◆ **Requirements**:
The data must be written out once more, precisely as given.

◆ **Collected data**:
- - - -

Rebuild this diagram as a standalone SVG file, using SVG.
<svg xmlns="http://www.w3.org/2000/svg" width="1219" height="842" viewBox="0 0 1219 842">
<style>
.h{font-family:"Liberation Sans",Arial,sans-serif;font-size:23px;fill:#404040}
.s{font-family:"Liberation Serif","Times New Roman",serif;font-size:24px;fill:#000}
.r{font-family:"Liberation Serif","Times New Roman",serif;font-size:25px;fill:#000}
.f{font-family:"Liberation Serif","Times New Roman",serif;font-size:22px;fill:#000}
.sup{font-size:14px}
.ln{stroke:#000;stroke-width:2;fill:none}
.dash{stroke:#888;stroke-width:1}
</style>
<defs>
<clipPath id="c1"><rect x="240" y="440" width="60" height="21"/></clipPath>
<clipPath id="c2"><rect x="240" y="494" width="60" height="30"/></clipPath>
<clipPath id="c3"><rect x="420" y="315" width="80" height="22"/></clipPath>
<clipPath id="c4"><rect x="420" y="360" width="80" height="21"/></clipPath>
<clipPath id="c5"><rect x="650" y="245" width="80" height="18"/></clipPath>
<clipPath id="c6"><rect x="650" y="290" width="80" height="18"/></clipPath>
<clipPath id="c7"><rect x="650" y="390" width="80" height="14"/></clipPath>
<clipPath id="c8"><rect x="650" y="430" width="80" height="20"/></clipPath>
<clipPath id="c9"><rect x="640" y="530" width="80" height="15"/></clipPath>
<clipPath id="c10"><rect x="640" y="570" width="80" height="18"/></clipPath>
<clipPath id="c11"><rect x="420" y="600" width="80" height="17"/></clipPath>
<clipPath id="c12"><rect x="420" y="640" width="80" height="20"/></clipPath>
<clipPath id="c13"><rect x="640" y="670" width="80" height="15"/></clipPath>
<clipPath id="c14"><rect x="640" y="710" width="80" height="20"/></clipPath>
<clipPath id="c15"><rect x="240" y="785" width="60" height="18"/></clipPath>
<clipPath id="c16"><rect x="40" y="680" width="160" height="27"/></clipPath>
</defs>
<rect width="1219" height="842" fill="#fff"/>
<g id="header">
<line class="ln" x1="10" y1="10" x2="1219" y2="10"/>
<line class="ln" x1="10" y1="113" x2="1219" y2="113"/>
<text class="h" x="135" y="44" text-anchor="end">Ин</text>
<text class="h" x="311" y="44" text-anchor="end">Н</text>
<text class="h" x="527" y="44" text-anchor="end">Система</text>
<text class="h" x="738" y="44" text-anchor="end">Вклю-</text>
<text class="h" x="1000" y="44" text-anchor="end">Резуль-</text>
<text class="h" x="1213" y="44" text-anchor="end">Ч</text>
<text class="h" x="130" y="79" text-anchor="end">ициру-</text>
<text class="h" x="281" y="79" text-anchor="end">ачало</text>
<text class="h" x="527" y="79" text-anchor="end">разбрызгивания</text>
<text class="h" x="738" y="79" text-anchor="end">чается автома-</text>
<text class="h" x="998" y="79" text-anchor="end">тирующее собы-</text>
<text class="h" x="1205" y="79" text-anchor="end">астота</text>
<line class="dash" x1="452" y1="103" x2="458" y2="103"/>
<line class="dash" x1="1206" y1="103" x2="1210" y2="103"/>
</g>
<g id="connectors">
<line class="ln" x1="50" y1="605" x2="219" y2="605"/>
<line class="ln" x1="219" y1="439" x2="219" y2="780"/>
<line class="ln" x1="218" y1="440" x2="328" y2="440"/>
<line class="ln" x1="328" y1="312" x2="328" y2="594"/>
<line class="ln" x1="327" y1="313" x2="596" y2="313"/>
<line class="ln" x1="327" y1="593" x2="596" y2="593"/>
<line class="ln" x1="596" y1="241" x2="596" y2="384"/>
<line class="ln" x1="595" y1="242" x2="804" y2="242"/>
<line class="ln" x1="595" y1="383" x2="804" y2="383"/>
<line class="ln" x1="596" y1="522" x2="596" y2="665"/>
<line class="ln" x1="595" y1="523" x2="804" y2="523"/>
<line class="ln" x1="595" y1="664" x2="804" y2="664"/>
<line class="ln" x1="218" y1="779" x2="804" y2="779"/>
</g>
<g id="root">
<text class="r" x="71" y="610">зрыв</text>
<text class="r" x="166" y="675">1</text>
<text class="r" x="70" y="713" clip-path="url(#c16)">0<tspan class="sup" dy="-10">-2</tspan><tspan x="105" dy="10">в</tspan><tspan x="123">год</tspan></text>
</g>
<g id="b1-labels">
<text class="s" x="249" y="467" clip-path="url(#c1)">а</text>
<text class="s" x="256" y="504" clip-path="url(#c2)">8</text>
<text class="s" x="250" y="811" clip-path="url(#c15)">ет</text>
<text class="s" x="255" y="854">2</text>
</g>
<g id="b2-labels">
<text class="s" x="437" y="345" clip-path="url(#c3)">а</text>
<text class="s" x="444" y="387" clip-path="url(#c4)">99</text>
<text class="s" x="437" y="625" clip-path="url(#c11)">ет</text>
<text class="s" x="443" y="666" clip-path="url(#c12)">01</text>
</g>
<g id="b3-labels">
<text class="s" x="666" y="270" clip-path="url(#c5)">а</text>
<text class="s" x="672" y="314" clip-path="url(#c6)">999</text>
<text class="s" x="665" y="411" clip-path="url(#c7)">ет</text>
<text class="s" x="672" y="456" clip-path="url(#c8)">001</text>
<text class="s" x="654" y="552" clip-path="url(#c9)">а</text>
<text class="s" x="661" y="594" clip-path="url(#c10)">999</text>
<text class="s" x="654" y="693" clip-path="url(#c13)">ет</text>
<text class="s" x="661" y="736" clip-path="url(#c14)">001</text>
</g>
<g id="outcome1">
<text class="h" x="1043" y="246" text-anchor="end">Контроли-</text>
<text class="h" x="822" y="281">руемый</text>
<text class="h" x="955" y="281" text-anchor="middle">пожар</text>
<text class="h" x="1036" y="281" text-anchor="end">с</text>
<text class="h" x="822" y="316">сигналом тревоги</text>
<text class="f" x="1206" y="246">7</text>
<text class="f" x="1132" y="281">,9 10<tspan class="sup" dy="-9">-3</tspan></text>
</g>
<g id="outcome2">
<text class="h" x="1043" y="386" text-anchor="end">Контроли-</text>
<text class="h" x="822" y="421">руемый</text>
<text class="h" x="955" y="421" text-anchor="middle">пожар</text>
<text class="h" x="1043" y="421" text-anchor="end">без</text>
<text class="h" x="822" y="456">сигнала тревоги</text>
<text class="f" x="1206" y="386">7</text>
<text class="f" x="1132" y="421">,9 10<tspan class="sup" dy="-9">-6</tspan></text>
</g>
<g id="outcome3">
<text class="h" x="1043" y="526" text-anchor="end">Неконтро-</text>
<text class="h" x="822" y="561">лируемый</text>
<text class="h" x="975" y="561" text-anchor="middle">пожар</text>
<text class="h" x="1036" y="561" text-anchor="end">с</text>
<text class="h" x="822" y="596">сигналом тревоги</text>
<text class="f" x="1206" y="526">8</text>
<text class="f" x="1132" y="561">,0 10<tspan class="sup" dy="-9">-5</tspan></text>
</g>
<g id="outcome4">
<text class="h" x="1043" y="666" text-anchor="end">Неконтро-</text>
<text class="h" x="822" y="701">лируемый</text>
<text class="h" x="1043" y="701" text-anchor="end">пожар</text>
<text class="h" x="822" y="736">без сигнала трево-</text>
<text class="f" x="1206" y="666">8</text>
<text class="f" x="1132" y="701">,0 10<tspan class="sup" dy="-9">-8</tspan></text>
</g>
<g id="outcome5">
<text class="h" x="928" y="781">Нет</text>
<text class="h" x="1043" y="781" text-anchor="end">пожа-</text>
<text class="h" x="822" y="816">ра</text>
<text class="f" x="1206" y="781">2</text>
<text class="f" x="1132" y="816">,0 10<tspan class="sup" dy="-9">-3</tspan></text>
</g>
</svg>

- - - -

◆ **Solution to this problem**:
Rebuild this diagram as a standalone SVG file, using SVG.
<svg xmlns="http://www.w3.org/2000/svg" width="1219" height="842" viewBox="0 0 1219 842">
<style>
.h{font-family:"Liberation Sans",Arial,sans-serif;font-size:23px;fill:#404040}
.s{font-family:"Liberation Serif","Times New Roman",serif;font-size:24px;fill:#000}
.r{font-family:"Liberation Serif","Times New Roman",serif;font-size:25px;fill:#000}
.f{font-family:"Liberation Serif","Times New Roman",serif;font-size:22px;fill:#000}
.sup{font-size:14px}
.ln{stroke:#000;stroke-width:2;fill:none}
.dash{stroke:#888;stroke-width:1}
</style>
<defs>
<clipPath id="c1"><rect x="240" y="440" width="60" height="21"/></clipPath>
<clipPath id="c2"><rect x="240" y="494" width="60" height="30"/></clipPath>
<clipPath id="c3"><rect x="420" y="315" width="80" height="22"/></clipPath>
<clipPath id="c4"><rect x="420" y="360" width="80" height="21"/></clipPath>
<clipPath id="c5"><rect x="650" y="245" width="80" height="18"/></clipPath>
<clipPath id="c6"><rect x="650" y="290" width="80" height="18"/></clipPath>
<clipPath id="c7"><rect x="650" y="390" width="80" height="14"/></clipPath>
<clipPath id="c8"><rect x="650" y="430" width="80" height="20"/></clipPath>
<clipPath id="c9"><rect x="640" y="530" width="80" height="15"/></clipPath>
<clipPath id="c10"><rect x="640" y="570" width="80" height="18"/></clipPath>
<clipPath id="c11"><rect x="420" y="600" width="80" height="17"/></clipPath>
<clipPath id="c12"><rect x="420" y="640" width="80" height="20"/></clipPath>
<clipPath id="c13"><rect x="640" y="670" width="80" height="15"/></clipPath>
<clipPath id="c14"><rect x="640" y="710" width="80" height="20"/></clipPath>
<clipPath id="c15"><rect x="240" y="785" width="60" height="18"/></clipPath>
<clipPath id="c16"><rect x="40" y="680" width="160" height="27"/></clipPath>
</defs>
<rect width="1219" height="842" fill="#fff"/>
<g id="header">
<line class="ln" x1="10" y1="10" x2="1219" y2="10"/>
<line class="ln" x1="10" y1="113" x2="1219" y2="113"/>
<text class="h" x="135" y="44" text-anchor="end">Ин</text>
<text class="h" x="311" y="44" text-anchor="end">Н</text>
<text class="h" x="527" y="44" text-anchor="end">Система</text>
<text class="h" x="738" y="44" text-anchor="end">Вклю-</text>
<text class="h" x="1000" y="44" text-anchor="end">Резуль-</text>
<text class="h" x="1213" y="44" text-anchor="end">Ч</text>
<text class="h" x="130" y="79" text-anchor="end">ициру-</text>
<text class="h" x="281" y="79" text-anchor="end">ачало</text>
<text class="h" x="527" y="79" text-anchor="end">разбрызгивания</text>
<text class="h" x="738" y="79" text-anchor="end">чается автома-</text>
<text class="h" x="998" y="79" text-anchor="end">тирующее собы-</text>
<text class="h" x="1205" y="79" text-anchor="end">астота</text>
<line class="dash" x1="452" y1="103" x2="458" y2="103"/>
<line class="dash" x1="1206" y1="103" x2="1210" y2="103"/>
</g>
<g id="connectors">
<line class="ln" x1="50" y1="605" x2="219" y2="605"/>
<line class="ln" x1="219" y1="439" x2="219" y2="780"/>
<line class="ln" x1="218" y1="440" x2="328" y2="440"/>
<line class="ln" x1="328" y1="312" x2="328" y2="594"/>
<line class="ln" x1="327" y1="313" x2="596" y2="313"/>
<line class="ln" x1="327" y1="593" x2="596" y2="593"/>
<line class="ln" x1="596" y1="241" x2="596" y2="384"/>
<line class="ln" x1="595" y1="242" x2="804" y2="242"/>
<line class="ln" x1="595" y1="383" x2="804" y2="383"/>
<line class="ln" x1="596" y1="522" x2="596" y2="665"/>
<line class="ln" x1="595" y1="523" x2="804" y2="523"/>
<line class="ln" x1="595" y1="664" x2="804" y2="664"/>
<line class="ln" x1="218" y1="779" x2="804" y2="779"/>
</g>
<g id="root">
<text class="r" x="71" y="610">зрыв</text>
<text class="r" x="166" y="675">1</text>
<text class="r" x="70" y="713" clip-path="url(#c16)">0<tspan class="sup" dy="-10">-2</tspan><tspan x="105" dy="10">в</tspan><tspan x="123">год</tspan></text>
</g>
<g id="b1-labels">
<text class="s" x="249" y="467" clip-path="url(#c1)">а</text>
<text class="s" x="256" y="504" clip-path="url(#c2)">8</text>
<text class="s" x="250" y="811" clip-path="url(#c15)">ет</text>
<text class="s" x="255" y="854">2</text>
</g>
<g id="b2-labels">
<text class="s" x="437" y="345" clip-path="url(#c3)">а</text>
<text class="s" x="444" y="387" clip-path="url(#c4)">99</text>
<text class="s" x="437" y="625" clip-path="url(#c11)">ет</text>
<text class="s" x="443" y="666" clip-path="url(#c12)">01</text>
</g>
<g id="b3-labels">
<text class="s" x="666" y="270" clip-path="url(#c5)">а</text>
<text class="s" x="672" y="314" clip-path="url(#c6)">999</text>
<text class="s" x="665" y="411" clip-path="url(#c7)">ет</text>
<text class="s" x="672" y="456" clip-path="url(#c8)">001</text>
<text class="s" x="654" y="552" clip-path="url(#c9)">а</text>
<text class="s" x="661" y="594" clip-path="url(#c10)">999</text>
<text class="s" x="654" y="693" clip-path="url(#c13)">ет</text>
<text class="s" x="661" y="736" clip-path="url(#c14)">001</text>
</g>
<g id="outcome1">
<text class="h" x="1043" y="246" text-anchor="end">Контроли-</text>
<text class="h" x="822" y="281">руемый</text>
<text class="h" x="955" y="281" text-anchor="middle">пожар</text>
<text class="h" x="1036" y="281" text-anchor="end">с</text>
<text class="h" x="822" y="316">сигналом тревоги</text>
<text class="f" x="1206" y="246">7</text>
<text class="f" x="1132" y="281">,9 10<tspan class="sup" dy="-9">-3</tspan></text>
</g>
<g id="outcome2">
<text class="h" x="1043" y="386" text-anchor="end">Контроли-</text>
<text class="h" x="822" y="421">руемый</text>
<text class="h" x="955" y="421" text-anchor="middle">пожар</text>
<text class="h" x="1043" y="421" text-anchor="end">без</text>
<text class="h" x="822" y="456">сигнала тревоги</text>
<text class="f" x="1206" y="386">7</text>
<text class="f" x="1132" y="421">,9 10<tspan class="sup" dy="-9">-6</tspan></text>
</g>
<g id="outcome3">
<text class="h" x="1043" y="526" text-anchor="end">Неконтро-</text>
<text class="h" x="822" y="561">лируемый</text>
<text class="h" x="975" y="561" text-anchor="middle">пожар</text>
<text class="h" x="1036" y="561" text-anchor="end">с</text>
<text class="h" x="822" y="596">сигналом тревоги</text>
<text class="f" x="1206" y="526">8</text>
<text class="f" x="1132" y="561">,0 10<tspan class="sup" dy="-9">-5</tspan></text>
</g>
<g id="outcome4">
<text class="h" x="1043" y="666" text-anchor="end">Неконтро-</text>
<text class="h" x="822" y="701">лируемый</text>
<text class="h" x="1043" y="701" text-anchor="end">пожар</text>
<text class="h" x="822" y="736">без сигнала трево-</text>
<text class="f" x="1206" y="666">8</text>
<text class="f" x="1132" y="701">,0 10<tspan class="sup" dy="-9">-8</tspan></text>
</g>
<g id="outcome5">
<text class="h" x="928" y="781">Нет</text>
<text class="h" x="1043" y="781" text-anchor="end">пожа-</text>
<text class="h" x="822" y="816">ра</text>
<text class="f" x="1206" y="781">2</text>
<text class="f" x="1132" y="816">,0 10<tspan class="sup" dy="-9">-3</tspan></text>
</g>
</svg>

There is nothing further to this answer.